Вы здесь

В поезде

ЧЕРЕЗ ЛЕТУ И ОБРАТНО
Поезд стоял в Гродно минут сорок минус десять минут опоздания; правда, до польской границы мы ехали вместе с пограничным контролем, который сначала спросил об оружии, а затем прогромыхал сапогами одних солдатиков по крыше, пока другие солдатики вскрывали люки в купе и коридоре, ища, очевидно, пулеметы, вернее, отрабатывая заскорузлые параграфы унылого циркуляра.
Суматоха была устроена немалая, хотя нас она уже почти не касалась, но была, вероятно, редуцированной частью церемониала подготовки советского гражданина к потере девственности — нас готовили к тому, что сейчас, буквально сейчас, мы пересечем границу. Исчезли за окном вагона пустые платформы Гродно: милые собачки с проводниками, зеленые фуражки погранвойск, черные с золотом мундиры таможенников, здание вокзала, напоминающее крематорий, ни одного гражданского лица и партикулярного платья, елки, палки, березы, осины, покосившиеся сараи, кривые заборы, чудная тропка, виляющая в лес, взрыхленная полоса вдоль железнодорожных путей, которая началась километров за пятьдесят до Гродно и продолжалась до потери интереса в Польше; нейтральная полоса безо всяких цветов, но с банальной колючей проволокой, пустынные дороги, переезды, шлагбаумы; прощай, немытая Россия!
Никогда не думал, что процедура дефлорации может быть такой несущественной. Я ничего не почувствовал, пересекая границу, хотя и пытался отыскать в пейзаже иноземные черты: вон на столбах, проволоке и откосе птицы какие-то незнакомые черные сидят — кажется, это грачи, только помельче наших. Вон у рыжей псины рядом с будочкой воина с ружьем польская морда, хотя если поискать по российским просторам... Но форма у воителей точно другая: фуражка, почти конфедератка, да нет, фуражка.
Поезд медленно, осторожно въехал в какую-то зону; нас покатали по запасным путям туда-обратно, держа на голодном пайке скудных впечатлений пограничной станции, загнали в тупик, поставили визави с поездом «Берлин—Ленинград», возвращавшимся оттуда, а затем рокировали с ним вагонными тележками.
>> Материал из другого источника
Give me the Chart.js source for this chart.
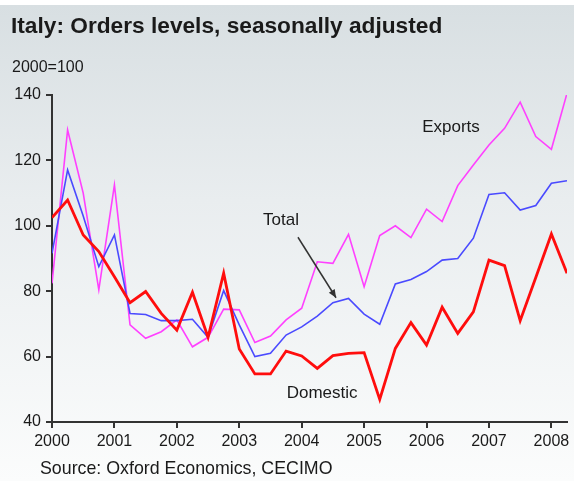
<!DOCTYPE html>
<html>
<head>
<meta charset="utf-8">
<script src="https://cdn.jsdelivr.net/npm/chart.js@4/dist/chart.umd.min.js"></script>
<style>
  html, body { margin: 0; padding: 0; background: #ffffff; }
  #wrap { position: relative; width: 574px; height: 481px;
    background: linear-gradient(to bottom, #ffffff 0px, #ffffff 5px, #d8dfe2 5px, #e9edef 200px, #fbfcfc 481px); }
  canvas { display: block; }
</style>
</head>
<body>
<div id="wrap"><canvas id="c" width="574" height="481"></canvas></div>
<script>
// ---- Data ----
const titleText = "Italy: Orders levels, seasonally adjusted";
const unitText = "2000=100";
const sourceText = "Source: Oxford Economics, CECIMO";

const quarters = [
  "2000Q1","2000Q2","2000Q3","2000Q4","2001Q1","2001Q2","2001Q3","2001Q4",
  "2002Q1","2002Q2","2002Q3","2002Q4","2003Q1","2003Q2","2003Q3","2003Q4",
  "2004Q1","2004Q2","2004Q3","2004Q4","2005Q1","2005Q2","2005Q3","2005Q4",
  "2006Q1","2006Q2","2006Q3","2006Q4","2007Q1","2007Q2","2007Q3","2007Q4",
  "2008Q1","2008Q2"
];
const exportsSeries = [82.4, 129.3, 110.0, 80.4, 112.5, 69.7, 65.6, 67.6, 71.2, 63.0, 65.9, 74.5,
  74.3, 64.3, 66.3, 71.2, 74.8, 89.0, 88.5, 97.4, 81.4, 97.0, 100.0, 96.4, 105.1, 101.3,
  112.3, 118.6, 124.7, 129.8, 137.8, 127.3, 123.4, 140.5];
const totalSeries = [91.6, 117.1, 103.0, 87.5, 97.2, 73.2, 72.9, 71.0, 71.0, 71.4, 65.9, 80.2,
  69.7, 60.0, 61.0, 66.6, 69.1, 72.4, 76.5, 77.8, 73.0, 69.9, 82.2, 83.6, 86.0, 89.5,
  90.0, 96.2, 109.6, 110.1, 104.8, 106.2, 113.0, 113.8];
const domesticSeries = [102.5, 107.9, 97.2, 92.1, 84.4, 76.5, 79.9, 73.2, 68.1, 79.7, 65.9, 85.5,
  62.3, 54.7, 54.7, 61.7, 60.2, 56.4, 60.3, 61.0, 61.2, 46.9, 62.5, 70.4, 63.5, 75.1,
  67.1, 73.7, 89.5, 87.8, 71.0, 84.2, 97.5, 85.5];
const yearTicks = [2000, 2001, 2002, 2003, 2004, 2005, 2006, 2007, 2008];
const yTicks = [40, 60, 80, 100, 120, 140];

// quarter label -> decimal year position on the time axis
function qPos(q) { return Number(q.slice(0, 4)) + (Number(q.slice(5)) - 1) / 4; }
function toPoints(vals) { return quarters.map((q, i) => ({ x: qPos(q), y: vals[i] })); }

const FONT = "'Liberation Sans', Arial, sans-serif";
const AXIS = '#333333';

const decor = {
  id: 'decor',
  afterDraw(chart) {
    const ctx = chart.ctx;
    const xs = chart.scales.x, ys = chart.scales.y;
    ctx.save();
    ctx.fillStyle = '#1a1a1a';
    ctx.textBaseline = 'alphabetic';
    ctx.textAlign = 'left';
    ctx.font = "bold 22.7px " + FONT;
    ctx.fillText(titleText, 11, 33);
    ctx.font = "16px " + FONT;
    ctx.fillText(unitText, 12, 72);
    ctx.font = "17.8px " + FONT;
    ctx.fillText(sourceText, 40, 474);

    // series annotations (placed in data coordinates)
    ctx.textBaseline = 'middle';
    ctx.font = "17px " + FONT;
    ctx.fillText("Exports", xs.getPixelForValue(2005.93), ys.getPixelForValue(130.2));
    ctx.fillText("Total", xs.getPixelForValue(2003.38), ys.getPixelForValue(101.8));
    ctx.fillText("Domestic", xs.getPixelForValue(2003.76), ys.getPixelForValue(48.8));

    // arrow to Total line
    const x1 = xs.getPixelForValue(2003.94), y1 = ys.getPixelForValue(96.5);
    const x2 = xs.getPixelForValue(2004.55), y2 = ys.getPixelForValue(78.0);
    ctx.strokeStyle = '#333333';
    ctx.fillStyle = '#333333';
    ctx.lineWidth = 1.5;
    ctx.beginPath(); ctx.moveTo(x1, y1); ctx.lineTo(x2, y2); ctx.stroke();
    const ang = Math.atan2(y2 - y1, x2 - x1), L = 8, W = 3.5;
    ctx.beginPath();
    ctx.moveTo(x2, y2);
    ctx.lineTo(x2 - L * Math.cos(ang) + W * Math.sin(ang), y2 - L * Math.sin(ang) - W * Math.cos(ang));
    ctx.lineTo(x2 - L * Math.cos(ang) - W * Math.sin(ang), y2 - L * Math.sin(ang) + W * Math.cos(ang));
    ctx.closePath(); ctx.fill();
    ctx.restore();
  }
};

new Chart(document.getElementById('c'), {
  type: 'line',
  data: {
    datasets: [
      { label: 'Domestic', data: toPoints(domesticSeries), borderColor: '#ff0d0d', borderWidth: 2.8, pointRadius: 0, tension: 0 },
      { label: 'Total', data: toPoints(totalSeries), borderColor: '#4a4aff', borderWidth: 1.6, pointRadius: 0, tension: 0 },
      { label: 'Exports', data: toPoints(exportsSeries), borderColor: '#ff40ff', borderWidth: 1.6, pointRadius: 0, tension: 0 }
    ]
  },
  options: {
    responsive: false,
    devicePixelRatio: 1,
    animation: false,
    layout: { padding: { top: 95, right: 7, bottom: 30, left: 0 } },
    plugins: { legend: { display: false }, title: { display: false }, tooltip: { enabled: false } },
    scales: {
      x: {
        type: 'linear', min: 2000, max: 2008.25,
        afterFit(s) { s.height = 29; },
        afterBuildTicks(s) { s.ticks = yearTicks.map(v => ({ value: v })); },
        ticks: { callback: v => String(v), color: '#1a1a1a', font: { family: FONT, size: 16 }, padding: 4, maxRotation: 0, autoSkip: false },
        grid: { drawOnChartArea: false, drawTicks: true, tickLength: 6, color: AXIS, lineWidth: 2 },
        border: { color: AXIS, width: 2 }
      },
      y: {
        min: 40, max: 140,
        afterFit(s) { s.width = 52; },
        afterBuildTicks(s) { s.ticks = yTicks.map(v => ({ value: v })); },
        ticks: { callback: v => String(v), color: '#1a1a1a', font: { family: FONT, size: 16 }, padding: 5 },
        grid: { drawOnChartArea: false, drawTicks: true, tickLength: 6, color: AXIS, lineWidth: 2 },
        border: { color: AXIS, width: 2 }
      }
    }
  },
  plugins: [decor]
});
</script>
</body>
</html>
Стояли мы около четырех часов. Была распита бутылка вина за безмятежность таможенного контроля, обглодана курица, совершено несколько променадов с обозрением польской перспективы и пассажиров соседних вагонов, но напряжение последних дней не спадало. Последних дней? Последних лет. Я принадлежал к тем немногим или многим, которые со скепсисом и разочарованием смотрели на происходящее. Предчувствие очередной ошибки. Потеря воли к жизни и ощущения будущего. Поразительная власть банального, проявляемая в виде единственного выхода из любых обстоятельств. И дополнительно к общему — личный разлад: достаточно очевидная оппозиция к застойному времени сменилась менее очевидной (и оттого более мучительной) оппозицией к его демократическому продолжению.
Я начал заниматься журналом именно потому, что не находил себе и своим взглядам места в обществе. Этимологические статьи различных словарей понятия «пошлое» и «банальное» толковали как «общеупотребительное, доступное всем». Но доступное всем, общее не гарантировало правильности выбора, с неправильностью выбора было так же трудно согласиться, как с функцией вечного отщепенца. Я тоже любил жизнь и не мог поверить, что моя любовь глупее других.
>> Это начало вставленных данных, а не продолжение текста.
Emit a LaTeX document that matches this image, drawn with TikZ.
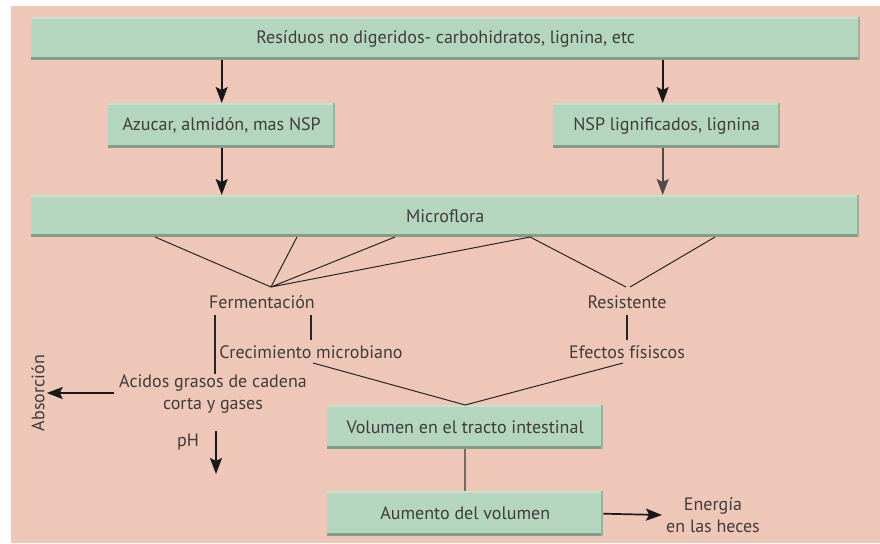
\documentclass[tikz,border=0pt]{standalone}
\usepackage{fontspec}
\setmainfont{PT Sans}
\usetikzlibrary{arrows.meta}
\definecolor{bg}{HTML}{EEC7B8}
\definecolor{boxfill}{HTML}{B4D6BF}
\definecolor{boxedge}{HTML}{849D8A}
\definecolor{boxlight}{HTML}{C6E2CE}
\definecolor{ink}{HTML}{403C3C}
\definecolor{link}{HTML}{7A6A66}
\begin{document}
\begin{tikzpicture}[x=1pt,y=-1pt,
  every node/.style={font=\fontsize{18}{22}\selectfont, text=ink},
  box/.style={fill=boxfill, inner sep=0pt, anchor=north west,
    path picture={
      \fill[boxlight] (path picture bounding box.north west) rectangle ([yshift=-2pt]path picture bounding box.north east);
      \fill[boxedge] (path picture bounding box.south west) rectangle ([yshift=3pt]path picture bounding box.south east);
      \fill[boxedge!60!boxfill] ([xshift=-2pt]path picture bounding box.north east) rectangle (path picture bounding box.south east);
    }},
  label/.style={inner sep=0pt, align=center},
  arr/.style={-{Stealth[length=16pt,width=12pt,inset=3pt]}, line width=1.7pt, draw=black!90},
  fan/.style={line width=1pt, draw=black!85},
  bar/.style={line width=2pt, draw=black!85}]
\useasboundingbox (0,0) rectangle (880,543);
\fill[white] (0,0) rectangle (880,543);
\fill[bg] (11,6) rectangle (880,543);

% boxes
\node[box, minimum width=829pt, minimum height=43pt] (top) at (31,17) {Resíduos no digeridos- carbohidratos, lignina, etc};
\node[box, minimum width=227pt, minimum height=45pt] (azu) at (108,103) {Azucar, almidón, mas NSP};
\node[box, minimum width=227pt, minimum height=45pt] (nsp) at (553,103) {NSP lignificados, lignina};
\node[box, minimum width=828pt, minimum height=42pt] (micro) at (31,195) {Microflora};
\node[box, minimum width=276pt, minimum height=44pt] (vol) at (327,405) {Volumen en el tracto intestinal};
\node[box, minimum width=276pt, minimum height=45pt] (aum) at (327,491) {Aumento del volumen};

% free labels
\node[label] (ferm) at (262,302) {Fermentación};
\node[label] (res) at (627,302) {Resistente};
\node[label] (crec) at (311,352) {Crecimiento microbiano};
\node[label] (efec) at (627,352) {Efectos físiscos};
\node[label] (acid) at (213,394) {Acidos grasos de cadena\\corta y gases};
\node[label, rotate=90] (abs) at (38,393) {Absorción};
\node[label] (ph) at (188,442) {pH};
\node[label] (ener) at (713,515) {Energía\\en las heces};

% arrows between boxes
\draw[arr] (azu.north |- top.south) -- (azu.north);
\draw[arr] ([xshift=-4pt]nsp.north |- top.south) -- ([xshift=-4pt]nsp.north);
\draw[arr] (azu.south) -- (azu.south |- micro.north);
\draw[arr, draw=link!70!black] ([xshift=-4pt]nsp.south) -- ([xshift=-4pt]nsp.south |- micro.north);

% fan of lines from Microflora
\coordinate (fc) at (271,287);
\coordinate (rcl) at (626,287);
\coordinate (rcr) at (630,287);
\coordinate (m1) at (155,237);
\coordinate (m2) at (297,237);
\coordinate (m3) at (395,237);
\coordinate (m4) at (530,237);
\coordinate (m5) at (715,237);
\draw[fan] (m1) -- (fc) -- (m2);
\draw[fan] (m3) -- (fc) -- (m4) -- (rcl);
\draw[fan] (rcr) -- (m5);

% short bars below the process labels
\coordinate (b1) at (215,315);
\coordinate (b2) at (311,315);
\coordinate (b3) at (627,315);
\draw[bar] (b1) -- (215,374);
\draw[bar] (b2) -- (311,340);
\draw[bar] (b3) -- (627,340);

% growth and physical effects join into the volume box
\coordinate (g1) at (313,363);
\coordinate (g2) at (623,363);
\draw[fan] (g1) -- (vol.north) -- (g2);

% outputs
\coordinate (a1) at (114,393);
\draw[arr] (a1) -- ([xshift=2pt]a1 -| abs.south);
\coordinate (ph1) at (216,431);
\coordinate (ph2) at (216,474);
\draw[arr] (ph1) -- (ph2);
\draw[line width=2pt, draw=link] (vol.south) -- (aum.north);
\draw[arr] (aum.east) -- ([xshift=-4pt]ener.west);
\end{tikzpicture}
\end{document}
Я не видел простых выходов из тупика, в котором мы оказались. Мне показалось, что поможет углубление и осмысление. Для этого создавался и наш журнал «Вестник новой литературы». Я делал его с небольшим числом сторонников, опираясь на слой русских писателей, талант которых созрел в застойные времена... Я ехал за границу, чтобы освежиться. Я был как все, поезд тронулся. Я был со всеми, кто ехал в нем.

В Польше вагон опустел наполовину. На границе мы перевели часы на европейское время; тем, чей путь заканчивался в Польше, поменяли деньги из «дипломатов» со специальными отделениями, набитыми разноцветными бумажками. То, о чем мы наслышались страшных рассказов, случилось с двумя парами на весь состав: их ссадили с поезда вместе с вещами из-за того, что они не прошли таможню.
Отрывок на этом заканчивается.